- _Given task_:
Will you repeat only the lines from the one with "Convert this chart" through the one with "import * as", both included, leaving every picture out?

- _Task material_:

—————

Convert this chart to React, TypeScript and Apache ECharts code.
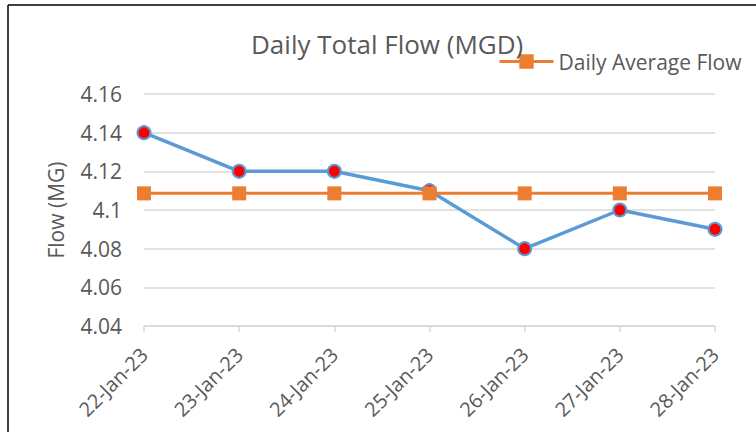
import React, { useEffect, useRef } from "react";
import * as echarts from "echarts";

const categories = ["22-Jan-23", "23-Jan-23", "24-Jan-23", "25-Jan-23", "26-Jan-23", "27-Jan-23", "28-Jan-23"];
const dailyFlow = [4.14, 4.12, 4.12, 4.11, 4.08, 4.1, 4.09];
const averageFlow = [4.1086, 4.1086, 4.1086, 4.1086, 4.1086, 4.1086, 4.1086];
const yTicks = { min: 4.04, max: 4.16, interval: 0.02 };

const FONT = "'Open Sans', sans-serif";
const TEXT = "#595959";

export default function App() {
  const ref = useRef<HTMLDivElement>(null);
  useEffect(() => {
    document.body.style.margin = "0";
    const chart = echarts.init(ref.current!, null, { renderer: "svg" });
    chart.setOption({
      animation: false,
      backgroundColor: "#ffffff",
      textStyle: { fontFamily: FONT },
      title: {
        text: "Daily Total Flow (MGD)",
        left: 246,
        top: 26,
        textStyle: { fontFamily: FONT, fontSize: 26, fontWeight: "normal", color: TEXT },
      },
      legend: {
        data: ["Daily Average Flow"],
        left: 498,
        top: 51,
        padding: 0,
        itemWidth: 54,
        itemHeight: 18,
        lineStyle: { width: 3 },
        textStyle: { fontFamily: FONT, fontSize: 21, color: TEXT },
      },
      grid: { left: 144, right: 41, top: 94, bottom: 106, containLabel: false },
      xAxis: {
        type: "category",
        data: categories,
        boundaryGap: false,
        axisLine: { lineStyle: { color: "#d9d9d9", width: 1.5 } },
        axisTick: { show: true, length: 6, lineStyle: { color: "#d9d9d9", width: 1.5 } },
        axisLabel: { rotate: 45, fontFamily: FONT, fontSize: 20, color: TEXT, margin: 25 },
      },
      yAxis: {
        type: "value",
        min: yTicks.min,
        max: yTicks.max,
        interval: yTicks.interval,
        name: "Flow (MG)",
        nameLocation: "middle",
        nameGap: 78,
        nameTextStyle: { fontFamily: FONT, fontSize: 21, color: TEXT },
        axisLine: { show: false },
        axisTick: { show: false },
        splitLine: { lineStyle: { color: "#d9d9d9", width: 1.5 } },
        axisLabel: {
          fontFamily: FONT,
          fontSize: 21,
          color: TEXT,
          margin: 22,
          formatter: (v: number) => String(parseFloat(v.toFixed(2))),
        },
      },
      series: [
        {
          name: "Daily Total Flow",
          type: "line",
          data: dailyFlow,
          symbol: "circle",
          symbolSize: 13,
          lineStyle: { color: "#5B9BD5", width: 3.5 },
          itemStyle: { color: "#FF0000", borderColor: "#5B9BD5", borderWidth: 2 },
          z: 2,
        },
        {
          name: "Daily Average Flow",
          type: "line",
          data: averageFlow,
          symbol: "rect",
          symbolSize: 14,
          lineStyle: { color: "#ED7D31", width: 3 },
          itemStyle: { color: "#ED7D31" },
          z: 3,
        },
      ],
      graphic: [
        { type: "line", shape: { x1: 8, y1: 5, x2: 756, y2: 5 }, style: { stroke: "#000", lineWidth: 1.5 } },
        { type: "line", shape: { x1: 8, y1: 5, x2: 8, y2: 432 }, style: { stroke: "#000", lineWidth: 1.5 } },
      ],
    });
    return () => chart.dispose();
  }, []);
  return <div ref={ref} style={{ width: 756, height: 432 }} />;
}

—————

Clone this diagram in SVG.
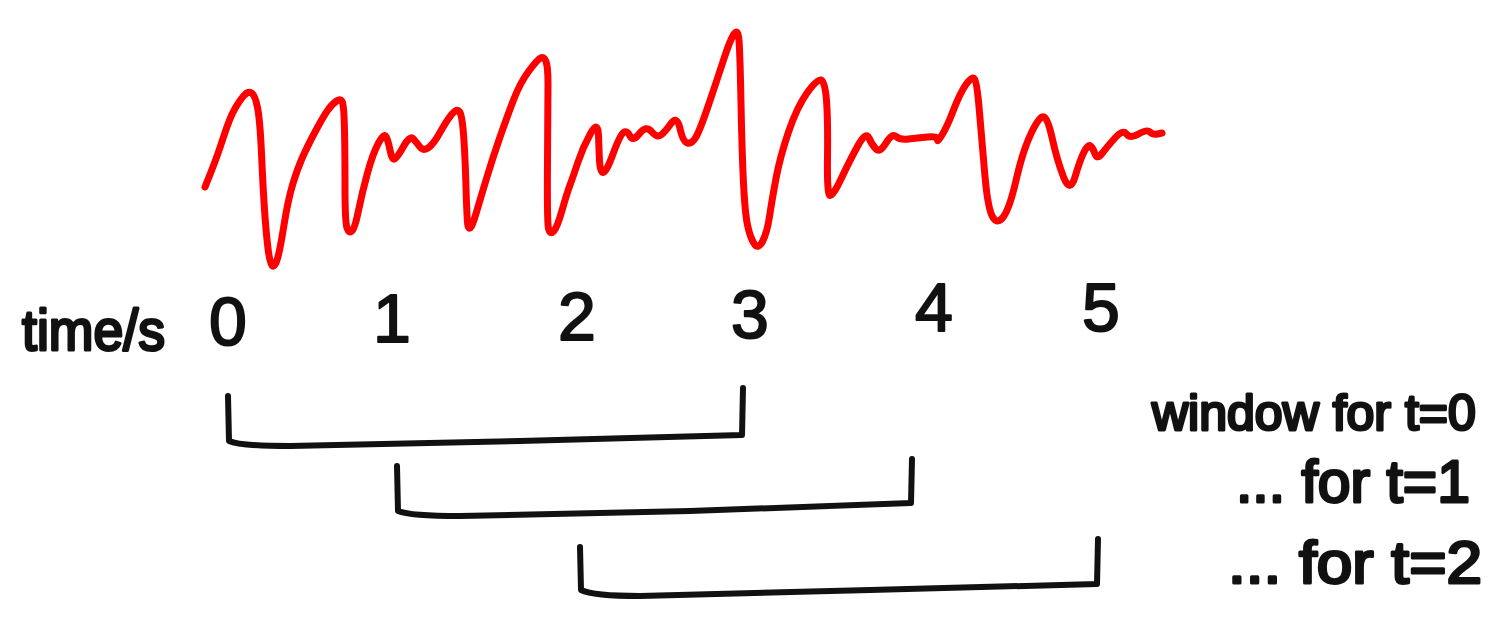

—————

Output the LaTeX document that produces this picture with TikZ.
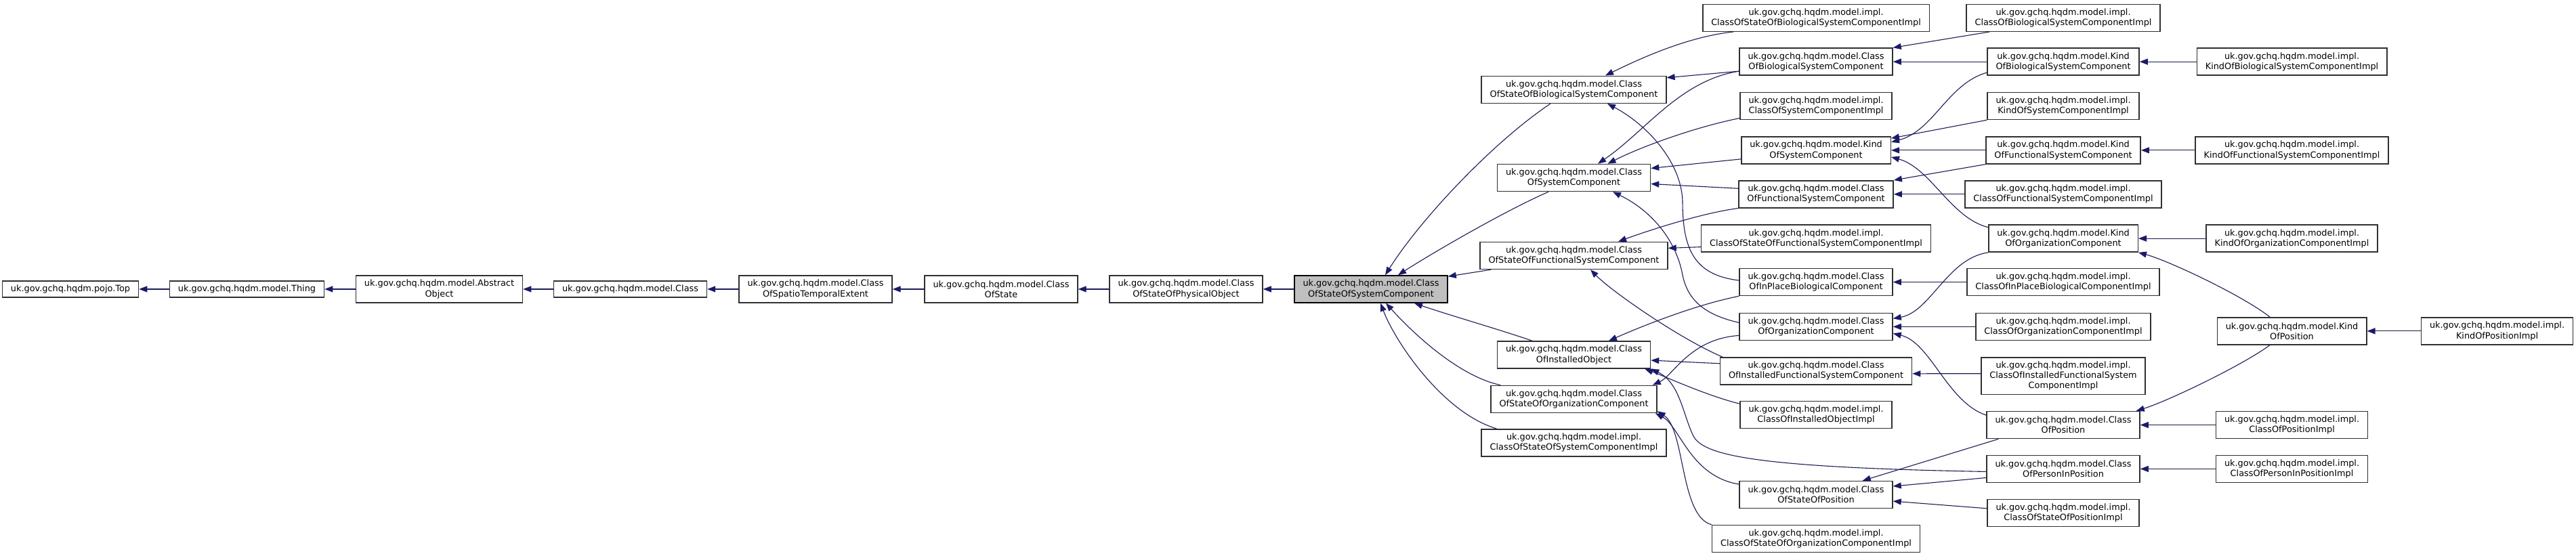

—————

- _Exercise response_:
Convert this chart to React, TypeScript and Apache ECharts code.
import React, { useEffect, useRef } from "react";
import * as echarts from "echarts";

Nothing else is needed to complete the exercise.